The epigraph of Seiobo There Below – “Either it’s night, or we don’t need light” – comes, approximately, from Thelonious Monk via Thomas Pynchon, who used a variant of the line as the epigraph for his novel Against the Day (2006). Light as a source of torment as well as illumination, both practical and metaphorical, is a constant in the volume’s 17 linked stories, which are numbered according to the mathematical Fibonacci sequence connected with the natural world (the cover design is an illustration of H Vogel’s 1979 model for the pattern of florets in a sunflower), and the golden ratio in geometry and art.

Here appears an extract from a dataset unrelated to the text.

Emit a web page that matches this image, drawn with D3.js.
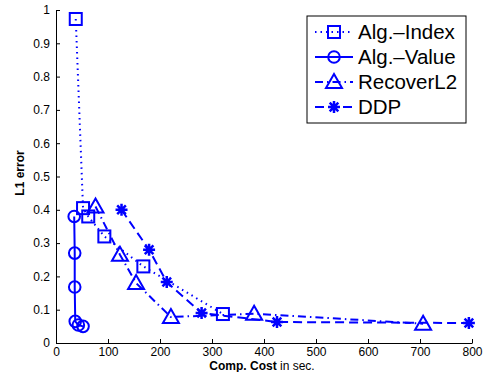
<!DOCTYPE html>
<html>
<head>
  <style>
  body { margin: 0; background: #fff; font-family: Arial, "Liberation Sans", sans-serif; }
  .axis text { font-size: 12px; fill: #000; }
  .axis path, .axis line { stroke: #000; }
  </style>
</head>
<body>
  <div id="chart"></div>
  <script src="https://d3js.org/d3.v7.min.js"></script>
  <script>
  // series: [cost in sec, L1 error]
  var algIndex = [[38, 0.973], [52, 0.405], [62, 0.38], [93, 0.32], [168, 0.23], [321, 0.087]];
  var algValue = [[35, 0.38], [36, 0.27], [36, 0.168], [37, 0.065], [43, 0.054], [52, 0.05]];
  var recoverL2 = [[76, 0.41], [123, 0.265], [154, 0.18], [221, 0.078], [381, 0.088], [706, 0.058]];
  var ddp = [[126, 0.40], [179, 0.28], [213, 0.183], [280, 0.09], [425, 0.063], [794, 0.06]];
  var names = ["Alg.\u2013Index", "Alg.\u2013Value", "RecoverL2", "DDP"];
  var xTicks = d3.range(0, 801, 100);
  var yTicks = d3.range(0, 11).map(function(d){ return d / 10; });

  var blue = "#0000ff";
  var W = 488, H = 372;
  var margin = {left: 56, right: 16, top: 10, bottom: 29};

  var svg = d3.select("#chart").append("svg")
      .attr("width", W)
      .attr("height", H);

  var x = d3.scaleLinear().domain([0, 800]).range([margin.left, W - margin.right]);
  var y = d3.scaleLinear().domain([0, 1]).range([H - margin.bottom, margin.top]);

  var xAxis = d3.axisBottom(x).tickValues(xTicks).tickSizeInner(-4).tickSizeOuter(0).tickPadding(4)
    .tickFormat(d3.format("d"));
  var yAxis = d3.axisLeft(y).tickValues(yTicks).tickSizeInner(-4).tickSizeOuter(0).tickPadding(6)
    .tickFormat(function(d){ return d === 0 ? "0" : d === 1 ? "1" : d3.format(".1f")(d); });

  svg.append("g")
      .attr("class", "x axis")
      .attr("transform", "translate(0," + y(0) + ")")
      .call(xAxis);

  svg.append("g")
      .attr("class", "y axis")
      .attr("transform", "translate(" + x(0) + ",0)")
      .call(yAxis);

  svg.selectAll(".axis").attr("font-family", null);

  // axis labels
  var xl = svg.append("text")
      .attr("x", 262)
      .attr("y", 370)
      .attr("text-anchor", "middle")
      .style("font-size", "12px");
  xl.append("tspan").attr("font-weight", "bold").text("Comp. Cost");
  xl.append("tspan").text(" in sec.");

  svg.append("text")
      .attr("transform", "translate(24,173) rotate(-90)")
      .attr("text-anchor", "middle")
      .attr("font-weight", "bold")
      .style("font-size", "12px")
      .text("L1 error");

  var series = [
    {data: algIndex, dash: "1.5,4", marker: "square"},
    {data: algValue, dash: null, marker: "circle"},
    {data: recoverL2, dash: "8,4,1.5,4", marker: "triangle"},
    {data: ddp, dash: "9,5", marker: "star"}
  ];

  var line = d3.line()
    .x(function(d){ return x(d[0]); })
    .y(function(d){ return y(d[1]); });

  function drawMarker(g, type, cx, cy) {
    var m = g.append("g").attr("transform", "translate(" + cx + "," + cy + ")")
      .attr("fill", "none").attr("stroke", blue).attr("stroke-width", 2);
    if (type === "square") {
      m.append("rect").attr("x", -6).attr("y", -6).attr("width", 12).attr("height", 12);
    } else if (type === "circle") {
      m.append("circle").attr("r", 5.8);
    } else if (type === "triangle") {
      m.append("path").attr("d", "M0,-8L8,6L-8,6Z");
    } else {
      var r = 6;
      var a = r * 0.72;
      m.append("path").attr("d",
        "M" + (-r) + ",0L" + r + ",0M0," + (-r) + "L0," + r +
        "M" + (-a) + "," + (-a) + "L" + a + "," + a +
        "M" + (-a) + "," + a + "L" + a + "," + (-a))
        .attr("stroke-width", 2.5);
    }
  }

  series.forEach(function(s){
    svg.append("path")
        .datum(s.data)
        .attr("d", line)
        .attr("fill", "none")
        .attr("stroke", blue)
        .attr("stroke-width", 2)
        .attr("stroke-dasharray", s.dash);
    s.data.forEach(function(d){
      drawMarker(svg, s.marker, x(d[0]), y(d[1]));
    });
  });

  // legend
  var lg = svg.append("g").attr("transform", "translate(307,16)");
  lg.append("rect")
      .attr("width", 159)
      .attr("height", 107)
      .attr("fill", "#fff")
      .attr("stroke", "#000")
      .attr("stroke-width", 1);

  series.forEach(function(s, i){
    var ly = 16 + i * 25;
    lg.append("line")
        .attr("x1", 8).attr("x2", 46)
        .attr("y1", ly).attr("y2", ly)
        .attr("stroke", blue)
        .attr("stroke-width", 2)
        .attr("stroke-dasharray", s.dash);
    drawMarker(lg, s.marker, 27, ly);
    lg.append("text")
        .attr("x", 51)
        .attr("y", ly + 7)
        .style("font-size", "20.5px")
        .text(names[i]);
  });
  </script>
</body>
</html>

Krasznahorkai has lived in both Japan and China, and their landscapes and artistic sensibility haunt this fiction, beautifully translated by Ottilie Mulzet. The first ­story, “Kamo-Hunter”, is an incantatory account of a white stork fishing in the Kamo River, which runs through Kyoto, “the City of Infinite Demeanour, the Tribunal of those Condemned to Correct Behaviour”. The disjunctions between the painstaking ­practice of those who make art and the tense aspiration and avid yearning of its consumers are delineated here with a bleak comic tenderness.

In every narrative, a gaze predominates. It might be the “infinite suggestion of one immortal gaze”, captured by a sculptor in the figure of a Buddha removed for restoration from a Zen monastery. It might be the flickering eyelids of a painting of the dead Christ sought by a troubled tourist in Venice, who regards the picture under the suspicious scrutiny of a museum guard without knowing “that for him there would never be any exit from this building, not ever”. It might be the sun-bedazzled eyes of a visitor to the Acropolis who cannot see the wonder he has come to admire, or the burning eyes of a mysterious, shabby visitor to a Romanian artistic colony who secretly works on a subterranean vision of hell.

The idea of hell roils beneath exquisitely detailed accounts of artistic endeavour: the sizing of panels in Perugino’s workshop; a Noh actor’s preparation for his role; the ­felling of cypress trees for a Shinto shrine. The beleaguered Venetian tourist opens a newspaper to read a headline reporting that Pope Benedict has announced that hell is a physical place, not “a kind of metaphor”.

Krasznahorkai’s final story, a dark counterpoint to the pale serenity of the stork in the Kamo, describes the screaming bronze creatures with bulging, clouded eyes that guard the millennia-old graves of the Shang emperors, reminding us of the “dreadful weight of the earth pressing in from all sides which has entombed them, and which in time shall devour us as well”. Yet the fine detail of these captivating pages (not “difficult” to read at all, merely requiring a certain concentrated submission to their rhythms) contains not the vulgar promise of redemption but the defiant flicker of art that endures.